Birkenbihl sind viele Keynote-Speaker und Autoren nachgefolgt, wie Gerald Hüther, Gerhard Roth oder Manfred Spitzer. Keiner aber entfaltete je wieder diese bannende Faszination für lernende Entwicklung wie Vera F. Birkenbihl. Karin Holensteins Band knüpft daran an, bleibt aber nicht stehen beim Lehren der damaligen Techniken.
Vielmehr gelingt Karin Holenstein in diesem Band ein frischer Zugang zu den von Vera F. Birkenbihl angestoßenen Lernmethoden:
– Sie verbreitert das Material, indem sie es von dem ursprünglich für das Sprachenlernen gedachten Kontext auf alle Lernzusammenhänge weitet – was sich als wunderbare Bereicherung herausstellt, und
– sie befruchtet es durch die neuesten Erkenntnisse aus Hirn- und Kognitionsforschung.

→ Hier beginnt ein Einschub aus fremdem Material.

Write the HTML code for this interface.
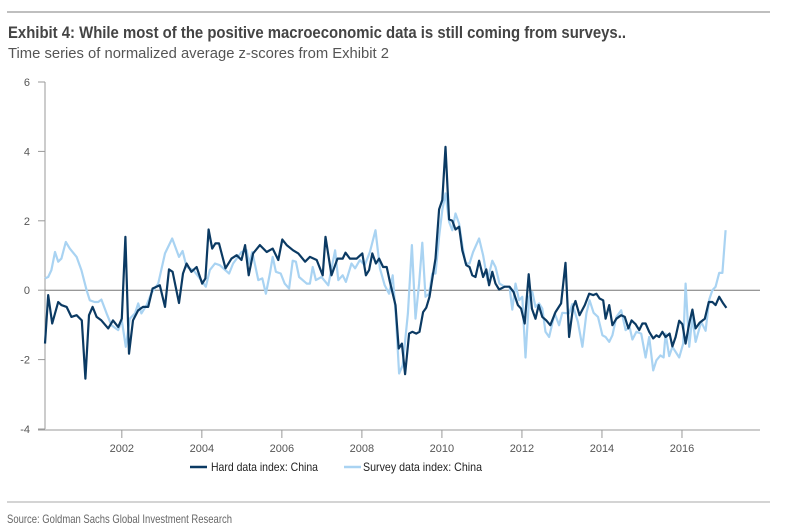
<!DOCTYPE html>
<html><head><meta charset="utf-8"><style>
html,body{margin:0;padding:0;background:#fff;}
svg{display:block;font-family:"Liberation Sans",sans-serif;}
</style></head><body>
<svg id="chart" width="796" height="527">
<line x1="7" y1="12" x2="770" y2="12" stroke="#aaa" stroke-width="1.5"/>
<text x="8" y="38" font-size="17" font-weight="bold" fill="#444" textLength="618" lengthAdjust="spacingAndGlyphs">Exhibit 4: While most of the positive macroeconomic data is still coming from surveys..</text>
<text x="8" y="58" font-size="15" fill="#555" textLength="381" lengthAdjust="spacingAndGlyphs">Time series of normalized average z-scores from Exhibit 2</text>
<g id="axes"></g>
<g id="series"></g>
<g>
<g><line x1="190" y1="467" x2="207" y2="467" stroke="#0b3a63" stroke-width="2.5"/><text x="211" y="471" font-size="12" fill="#222" textLength="107" lengthAdjust="spacingAndGlyphs">Hard data index: China</text></g>
<g><line x1="344" y1="467" x2="361" y2="467" stroke="#a9d3f2" stroke-width="2.5"/><text x="363" y="471" font-size="12" fill="#222" textLength="119" lengthAdjust="spacingAndGlyphs">Survey data index: China</text></g>
</g>
<line x1="7" y1="502" x2="770" y2="502" stroke="#aaa" stroke-width="1"/>
<text x="7" y="523" font-size="12" fill="#666" textLength="225" lengthAdjust="spacingAndGlyphs">Source: Goldman Sachs Global Investment Research</text>
</svg>
<script>
const yTicks=[6,4,2,0,-2,-4];
const xTicks=[2002,2004,2006,2008,2010,2012,2014,2016];
const hardYears=[2000.08,2000.16,2000.26,2000.41,2000.49,2000.62,2000.74,2000.87,2001.0,2001.09,2001.18,2001.27,2001.37,2001.49,2001.66,2001.78,2001.91,2002.0,2002.09,2002.18,2002.28,2002.41,2002.53,2002.66,2002.77,2002.95,2003.08,2003.18,2003.27,2003.43,2003.53,2003.62,2003.74,2003.87,2004.01,2004.09,2004.17,2004.26,2004.34,2004.43,2004.59,2004.74,2004.87,2004.99,2005.08,2005.17,2005.28,2005.45,2005.62,2005.77,2005.91,2006.01,2006.12,2006.28,2006.41,2006.58,2006.7,2006.87,2007.02,2007.09,2007.24,2007.39,2007.52,2007.59,2007.7,2007.87,2008.01,2008.1,2008.18,2008.26,2008.35,2008.43,2008.53,2008.62,2008.7,2008.84,2008.92,2009.0,2009.08,2009.18,2009.26,2009.36,2009.44,2009.53,2009.61,2009.69,2009.78,2009.84,2009.93,2010.01,2010.09,2010.18,2010.26,2010.34,2010.43,2010.51,2010.61,2010.69,2010.76,2010.84,2010.93,2011.03,2011.11,2011.18,2011.26,2011.34,2011.43,2011.57,2011.69,2011.79,2011.9,2011.98,2012.07,2012.17,2012.25,2012.34,2012.42,2012.51,2012.61,2012.71,2012.84,2012.98,2013.09,2013.18,2013.28,2013.34,2013.44,2013.57,2013.68,2013.78,2013.86,2013.94,2014.03,2014.09,2014.18,2014.26,2014.36,2014.48,2014.57,2014.66,2014.74,2014.84,2014.93,2015.01,2015.09,2015.18,2015.28,2015.36,2015.43,2015.51,2015.59,2015.69,2015.76,2015.84,2015.93,2016.01,2016.09,2016.18,2016.26,2016.34,2016.44,2016.57,2016.67,2016.76,2016.84,2016.93,2017.03,2017.11];
const hardValues=[-1.54,-0.14,-0.96,-0.34,-0.43,-0.48,-0.77,-0.72,-0.87,-2.55,-0.72,-0.48,-0.77,-0.87,-1.1,-0.87,-1.06,-0.82,1.54,-1.83,-0.87,-0.58,-0.48,-0.48,0.05,0.14,-0.48,0.6,0.53,-0.37,0.48,0.77,0.53,0.67,0.19,0.34,1.75,1.2,1.35,1.35,0.63,0.91,1.01,0.87,1.3,0.43,1.06,1.3,1.1,1.2,0.87,1.46,1.3,1.15,1.06,0.82,0.96,0.87,0.43,1.54,0.43,0.91,0.91,1.08,0.91,0.91,1.06,0.43,0.58,1.06,0.77,0.91,0.67,0.67,0.24,-0.43,-1.68,-1.54,-2.42,-1.25,-1.2,-1.25,-1.2,-0.63,-0.5,-0.19,0.48,0.91,2.33,2.6,4.13,2.04,2.0,1.75,1.83,1.15,0.72,0.67,0.43,0.38,0.85,0.38,0.6,0.14,0.53,0.19,0.02,0.1,0.1,-0.05,-0.43,-0.53,-0.96,0.46,-0.53,-0.82,-0.43,-0.77,-0.87,-1.01,-0.63,-0.38,0.79,-1.35,-0.48,-0.31,-0.72,-0.43,-0.1,-0.14,-0.1,-0.24,-0.29,-0.82,-0.43,-1.01,-0.82,-0.72,-0.77,-1.1,-0.87,-0.98,-1.15,-0.96,-0.96,-1.2,-1.39,-1.3,-1.35,-1.2,-1.35,-1.25,-1.62,-1.35,-0.88,-0.98,-1.54,-0.96,-0.56,-1.1,-0.94,-0.82,-0.34,-0.34,-0.43,-0.19,-0.38,-0.51];
const surveyYears=[2000.08,2000.16,2000.24,2000.33,2000.41,2000.49,2000.6,2000.7,2000.87,2000.99,2001.12,2001.2,2001.32,2001.41,2001.49,2001.62,2001.74,2001.91,2002.0,2002.1,2002.2,2002.33,2002.41,2002.49,2002.62,2002.74,2002.91,2003.08,2003.26,2003.43,2003.52,2003.62,2003.79,2003.95,2004.1,2004.2,2004.33,2004.45,2004.68,2004.78,2004.99,2005.12,2005.18,2005.26,2005.41,2005.51,2005.6,2005.7,2005.77,2005.85,2005.97,2006.07,2006.18,2006.27,2006.35,2006.43,2006.62,2006.7,2006.77,2006.85,2006.99,2007.16,2007.33,2007.41,2007.52,2007.6,2007.74,2007.83,2007.95,2008.07,2008.2,2008.34,2008.45,2008.57,2008.68,2008.77,2008.85,2008.93,2009.02,2009.15,2009.25,2009.34,2009.43,2009.51,2009.59,2009.68,2009.76,2009.84,2009.93,2010.01,2010.09,2010.18,2010.26,2010.34,2010.43,2010.51,2010.59,2010.69,2010.78,2010.93,2011.03,2011.14,2011.26,2011.34,2011.44,2011.57,2011.69,2011.76,2011.84,2011.93,2012.01,2012.09,2012.18,2012.26,2012.34,2012.43,2012.51,2012.59,2012.68,2012.82,2012.93,2013.01,2013.18,2013.26,2013.4,2013.51,2013.61,2013.69,2013.79,2013.9,2014.01,2014.09,2014.18,2014.26,2014.36,2014.48,2014.59,2014.69,2014.76,2014.86,2014.98,2015.09,2015.18,2015.28,2015.36,2015.46,2015.54,2015.59,2015.68,2015.76,2015.93,2016.03,2016.09,2016.18,2016.26,2016.34,2016.48,2016.59,2016.68,2016.76,2016.84,2016.93,2017.01,2017.09];
const surveyValues=[0.34,0.38,0.58,1.1,0.82,0.91,1.39,1.2,0.96,0.58,0,-0.29,-0.34,-0.34,-0.27,-0.67,-1.01,-1.15,-0.87,-1.63,-0.82,-0.67,-0.38,-0.67,-0.43,-0.08,0.19,1.06,1.49,0.96,1.13,0.67,0.58,0.34,0.1,0.58,0.77,0.72,0.48,0.77,1.1,1.15,0.77,1.1,0.29,0.34,-0.1,0.48,0.96,0.53,0.48,0.19,0.05,0.85,0.82,0.38,0.19,0.19,0.67,0.29,0.38,0.14,1.15,0.29,0.43,0.24,0.77,0.63,0.87,0.72,1.1,1.73,0.63,0.14,-0.1,0.43,-0.77,-2.4,-2.16,-0.67,1.3,-0.82,0.19,1.37,-0.19,-0.1,0.48,0.48,1.54,2.31,2.79,1.97,1.73,2.21,1.92,1.3,0.77,0.77,1.1,1.49,1.01,0.29,0.85,0.67,0.19,0.1,0.1,-0.56,0.19,-0.29,-0.19,-1.94,-0.19,-0.05,-0.48,-0.38,-0.53,-1.2,-1.35,-0.67,-1.01,-0.65,-0.67,-0.4,-0.91,-1.63,-0.67,-0.29,-0.65,-0.77,-1.3,-1.35,-1.49,-1.3,-0.77,-0.58,-1.15,-1.06,-1.42,-1.2,-1.25,-1.94,-1.35,-2.31,-2.02,-1.88,-1.94,-1.25,-1.9,-1.63,-1.94,-1.54,0.19,-1.63,-0.77,-1.49,-0.91,-1.17,-0.27,0,0.1,0.5,0.5,1.73];

const X0=45,X1=760,Y0=82,Y1=429;
const xMin=2000.08,xMax=2017.95,yMin=-4,yMax=6;
function xs(v){return X0+(v-xMin)/(xMax-xMin)*(X1-X0);}
function ys(v){return Y1-(v-yMin)/(yMax-yMin)*(Y1-Y0);}
const NS='http://www.w3.org/2000/svg';
function mk(tag,attrs,parent){const e=document.createElementNS(NS,tag);for(const k in attrs)e.setAttribute(k,attrs[k]);parent.appendChild(e);return e;}
const axes=document.getElementById('axes');
const yAxis=mk('line',{x1:X0,y1:Y0,x2:X0,y2:Y1,stroke:'#999','stroke-width':1},axes);


const xAxis=mk('line',{x1:38,y1:Y1+1,x2:X1,y2:Y1+1,stroke:'#999','stroke-width':1},axes);


yTicks.forEach(t=>{
  const y=ys(t);
  mk('line',{x1:38,y1:y,x2:X0,y2:y,stroke:'#999'},axes);
  const lb=mk('text',{x:30,y:y+4,'font-size':11,'text-anchor':'end',fill:'#555'},axes);
  lb.textContent=t;
  
  
});
const zl=mk('line',{x1:X0,y1:ys(0),x2:X1,y2:ys(0),stroke:'#777','stroke-width':1},axes);


xTicks.forEach(t=>{
  const x=xs(t);
  mk('line',{x1:x,y1:Y1+1,x2:x,y2:Y1+9,stroke:'#999'},axes);
  const lb=mk('text',{x:x,y:Y1+23,'font-size':11,'text-anchor':'middle',fill:'#555'},axes);
  lb.textContent=t;
  
  
});
const ser=document.getElementById('series');
function line(years,vals,color,name){
  const d=years.map((y,i)=>(i?'L':'M')+xs(y).toFixed(1)+','+ys(vals[i]).toFixed(1)).join('');
  const p=mk('path',{d:d,fill:'none',stroke:color,'stroke-width':2.2,'stroke-linejoin':'round'},ser);
  
  
}
line(surveyYears,surveyValues,'#a9d3f2','survey-data-line');
line(hardYears,hardValues,'#0b3a63','hard-data-line');
</script>
</body></html>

Spannend ist hier, dass es Karin Holenstein gelingt, zu zeigen, wie fundiert und auch aus aktueller wissenschaftlicher Perspektive richtig Birkenbihls Methoden sind.
Der eigentliche Gewinn dieses Bandes für die Lehr-Lern-Praxis aber liegt wohl in der stringenten und systematischen Darstellung der Lerntechniken, die gehirn-gerecht das kognitive, soziale und emotionale Wachstum des ganzen Menschen stimulieren.
Deshalb wünsche ich diesem Band, dass er viele Leserinnen und Leser findet, damit den Lernenden die Flügel wachsen, die zum tiefen Selbst- und Weltverstehen so wichtig sind. Denn nur Wissen und Können schützen uns vor der plumpen Banalität primitiver Lösungen einer Welt, die sich aktuell nicht den seit der Antike wertgeschätzten Tugenden von Weisheit und Wissen verschrieben zu haben scheint. Derzeit scheint häufig eher das Gegenteil der Fall – und das ausgerechnet beim Blick Richtung USA, wo Vera F. Birkenbihl lange gelebt hat.
Lernen ist unsere schärfste Waffe, Humanismus unsere inne liegende Kraft. Und wenn Karin Holenstein überzeugend ausführt, dass mit diesen Methoden auch die langsamen Lerner mitgenommen werden, so können wir angesichts solcher Ziele an Schulen und Hochschulen stolz sein, unseren bildungspolitischen Beitrag zu leisten. Denn wir als Pädagoginnen und Pädagogen machen Menschen schlau, stark und resilient gegen alle primitiven Anfeindungen.
Auch wenn ich Vera F. Birkenbihl nicht persönlich kannte, so erahne ich doch, dass sie auch aus diesem Grund sicher unbändige Freude an dem vorliegenden Buch gefunden hätte. Diese Freude beim Lesen wünsche ich allen Leserinnen und Lesern.